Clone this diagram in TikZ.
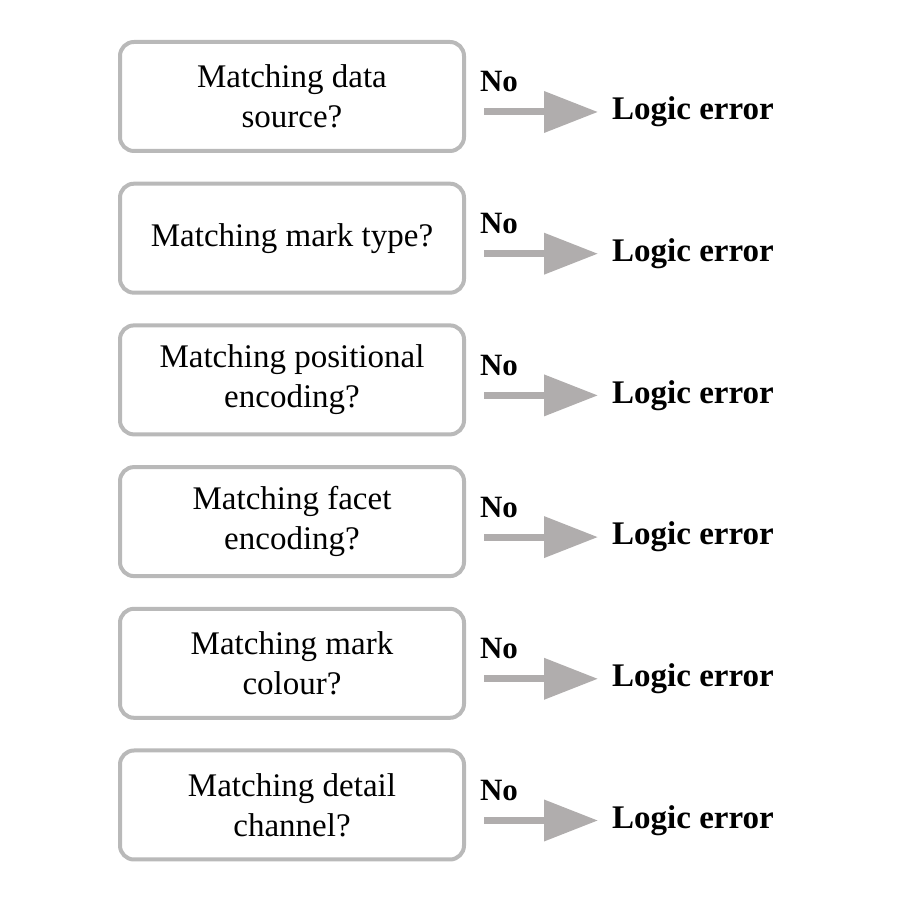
\documentclass[tikz,border=0pt]{standalone}
\usepackage{fontspec}
\setmainfont{Liberation Serif}
\usetikzlibrary{arrows.meta}
\definecolor{boxgray}{RGB}{185,185,185}
\definecolor{arrowgray}{RGB}{176,173,173}
\tikzset{
  qbox/.style={draw=boxgray,line width=4pt,rounded corners=14pt,minimum width=344pt,minimum height=109pt,align=center,font=\fontsize{33}{40}\selectfont,inner sep=0pt},
  nolabel/.style={font=\fontsize{31}{36}\selectfont\bfseries,inner sep=0pt},
  errlabel/.style={font=\fontsize{33}{40}\selectfont\bfseries,inner sep=0pt,anchor=west},
  noarrow/.style={draw=arrowgray,line width=7pt,-{Triangle[length=54pt,width=40pt]}}
}
\begin{document}
\begin{tikzpicture}[x=1pt,y=1pt]
\useasboundingbox (0,0) rectangle (898,907);

% row 1
\node[qbox] (q1) at (292,810.5) {Matching data\\source?};
\node[nolabel] (no1) at (499,825) {No};
\node[errlabel] (err1) at (612,795) {Logic error};
\draw[noarrow] ([xshift=18pt]q1.east |- err1.west) -- ([xshift=-14pt]err1.west);

% row 2
\node[qbox] (q2) at (292,668.8) {Matching mark type?};
\node[nolabel] (no2) at (499,683.3) {No};
\node[errlabel] (err2) at (612,653.3) {Logic error};
\draw[noarrow] ([xshift=18pt]q2.east |- err2.west) -- ([xshift=-14pt]err2.west);

% row 3
\node[qbox] (q3) at (292,527.1) {Matching positional\\encoding?};
\node[nolabel] (no3) at (499,541.6) {No};
\node[errlabel] (err3) at (612,511.6) {Logic error};
\draw[noarrow] ([xshift=18pt]q3.east |- err3.west) -- ([xshift=-14pt]err3.west);

% row 4
\node[qbox] (q4) at (292,385.4) {Matching facet\\encoding?};
\node[nolabel] (no4) at (499,399.9) {No};
\node[errlabel] (err4) at (612,369.9) {Logic error};
\draw[noarrow] ([xshift=18pt]q4.east |- err4.west) -- ([xshift=-14pt]err4.west);

% row 5
\node[qbox] (q5) at (292,243.7) {Matching mark\\colour?};
\node[nolabel] (no5) at (499,258.2) {No};
\node[errlabel] (err5) at (612,228.2) {Logic error};
\draw[noarrow] ([xshift=18pt]q5.east |- err5.west) -- ([xshift=-14pt]err5.west);

% row 6
\node[qbox] (q6) at (292,102) {Matching detail\\channel?};
\node[nolabel] (no6) at (499,116.5) {No};
\node[errlabel] (err6) at (612,86.5) {Logic error};
\draw[noarrow] ([xshift=18pt]q6.east |- err6.west) -- ([xshift=-14pt]err6.west);

\end{tikzpicture}
\end{document}
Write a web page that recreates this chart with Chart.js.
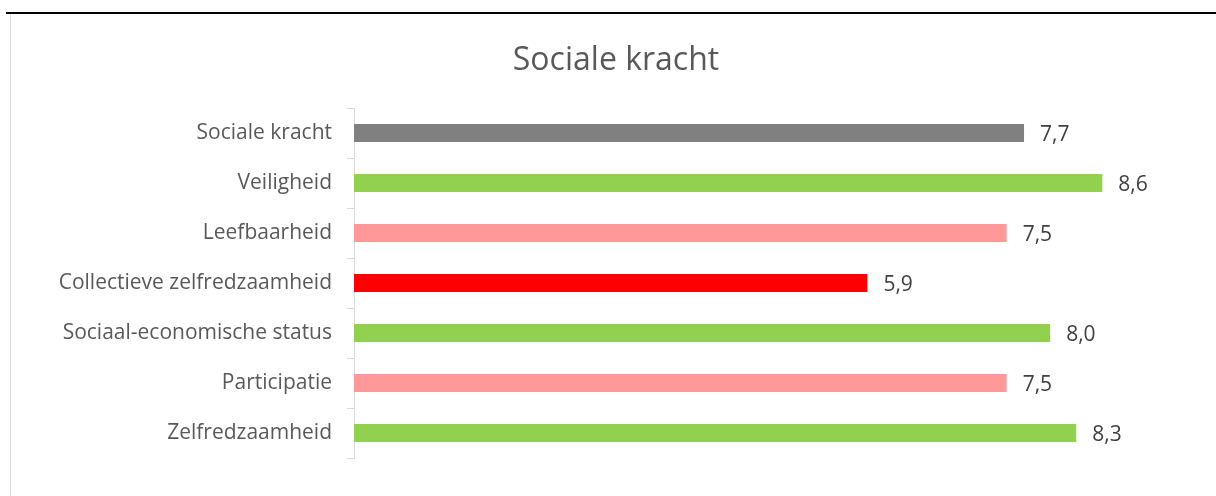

════════════════

Problem details: Could you reproduce every record above exactly, leaving out the pictures?

Completed exercise:
Clone this diagram in TikZ.
\documentclass[tikz,border=0pt]{standalone}
\usepackage{fontspec}
\setmainfont{Liberation Serif}
\usetikzlibrary{arrows.meta}
\definecolor{boxgray}{RGB}{185,185,185}
\definecolor{arrowgray}{RGB}{176,173,173}
\tikzset{
  qbox/.style={draw=boxgray,line width=4pt,rounded corners=14pt,minimum width=344pt,minimum height=109pt,align=center,font=\fontsize{33}{40}\selectfont,inner sep=0pt},
  nolabel/.style={font=\fontsize{31}{36}\selectfont\bfseries,inner sep=0pt},
  errlabel/.style={font=\fontsize{33}{40}\selectfont\bfseries,inner sep=0pt,anchor=west},
  noarrow/.style={draw=arrowgray,line width=7pt,-{Triangle[length=54pt,width=40pt]}}
}
\begin{document}
\begin{tikzpicture}[x=1pt,y=1pt]
\useasboundingbox (0,0) rectangle (898,907);

% row 1
\node[qbox] (q1) at (292,810.5) {Matching data\\source?};
\node[nolabel] (no1) at (499,825) {No};
\node[errlabel] (err1) at (612,795) {Logic error};
\draw[noarrow] ([xshift=18pt]q1.east |- err1.west) -- ([xshift=-14pt]err1.west);

% row 2
\node[qbox] (q2) at (292,668.8) {Matching mark type?};
\node[nolabel] (no2) at (499,683.3) {No};
\node[errlabel] (err2) at (612,653.3) {Logic error};
\draw[noarrow] ([xshift=18pt]q2.east |- err2.west) -- ([xshift=-14pt]err2.west);

% row 3
\node[qbox] (q3) at (292,527.1) {Matching positional\\encoding?};
\node[nolabel] (no3) at (499,541.6) {No};
\node[errlabel] (err3) at (612,511.6) {Logic error};
\draw[noarrow] ([xshift=18pt]q3.east |- err3.west) -- ([xshift=-14pt]err3.west);

% row 4
\node[qbox] (q4) at (292,385.4) {Matching facet\\encoding?};
\node[nolabel] (no4) at (499,399.9) {No};
\node[errlabel] (err4) at (612,369.9) {Logic error};
\draw[noarrow] ([xshift=18pt]q4.east |- err4.west) -- ([xshift=-14pt]err4.west);

% row 5
\node[qbox] (q5) at (292,243.7) {Matching mark\\colour?};
\node[nolabel] (no5) at (499,258.2) {No};
\node[errlabel] (err5) at (612,228.2) {Logic error};
\draw[noarrow] ([xshift=18pt]q5.east |- err5.west) -- ([xshift=-14pt]err5.west);

% row 6
\node[qbox] (q6) at (292,102) {Matching detail\\channel?};
\node[nolabel] (no6) at (499,116.5) {No};
\node[errlabel] (err6) at (612,86.5) {Logic error};
\draw[noarrow] ([xshift=18pt]q6.east |- err6.west) -- ([xshift=-14pt]err6.west);

\end{tikzpicture}
\end{document}
Write a web page that recreates this chart with Chart.js.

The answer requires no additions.